→ The problem
Each line below must be set down exactly; omit any image you find.

→ Data lines
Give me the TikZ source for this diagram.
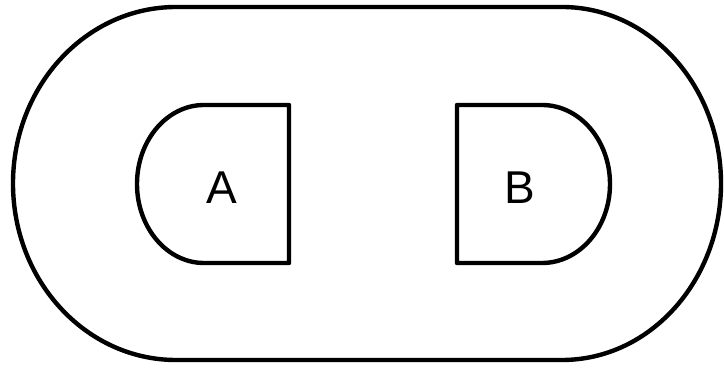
\documentclass[tikz,border=0pt]{standalone}
\usepackage{fontspec}
\setmainfont{Liberation Sans}
\begin{document}
\begin{tikzpicture}[x=1pt,y=1pt,
  outline/.style={draw=black,line width=4.4pt,line join=round},
  lbl/.style={font=\fontsize{46}{46}\selectfont,inner sep=0pt}]
\useasboundingbox (0,0) rectangle (724,372);
% outer stadium
\draw[outline] (176,365) -- (562,365)
  arc[start angle=90,end angle=-90,x radius=159,y radius=176.5]
  -- (176,12)
  arc[start angle=270,end angle=90,x radius=163,y radius=176.5] -- cycle;
% A shape
\draw[outline] (289,267) -- (204,267)
  arc[start angle=90,end angle=270,x radius=67,y radius=79]
  -- (289,109) -- cycle;
% B shape
\draw[outline] (457,267) -- (542,267)
  arc[start angle=90,end angle=-90,x radius=68,y radius=79]
  -- (457,109) -- cycle;
\node[lbl] (A) at (222,184) {A};
\node[lbl] (B) at (520,184) {B};
\end{tikzpicture}
\end{document}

→ Result of this exercise
Give me the TikZ source for this diagram.
\documentclass[tikz,border=0pt]{standalone}
\usepackage{fontspec}
\setmainfont{Liberation Sans}
\begin{document}
\begin{tikzpicture}[x=1pt,y=1pt,
  outline/.style={draw=black,line width=4.4pt,line join=round},
  lbl/.style={font=\fontsize{46}{46}\selectfont,inner sep=0pt}]
\useasboundingbox (0,0) rectangle (724,372);
% outer stadium
\draw[outline] (176,365) -- (562,365)
  arc[start angle=90,end angle=-90,x radius=159,y radius=176.5]
  -- (176,12)
  arc[start angle=270,end angle=90,x radius=163,y radius=176.5] -- cycle;
% A shape
\draw[outline] (289,267) -- (204,267)
  arc[start angle=90,end angle=270,x radius=67,y radius=79]
  -- (289,109) -- cycle;
% B shape
\draw[outline] (457,267) -- (542,267)
  arc[start angle=90,end angle=-90,x radius=68,y radius=79]
  -- (457,109) -- cycle;
\node[lbl] (A) at (222,184) {A};
\node[lbl] (B) at (520,184) {B};
\end{tikzpicture}
\end{document}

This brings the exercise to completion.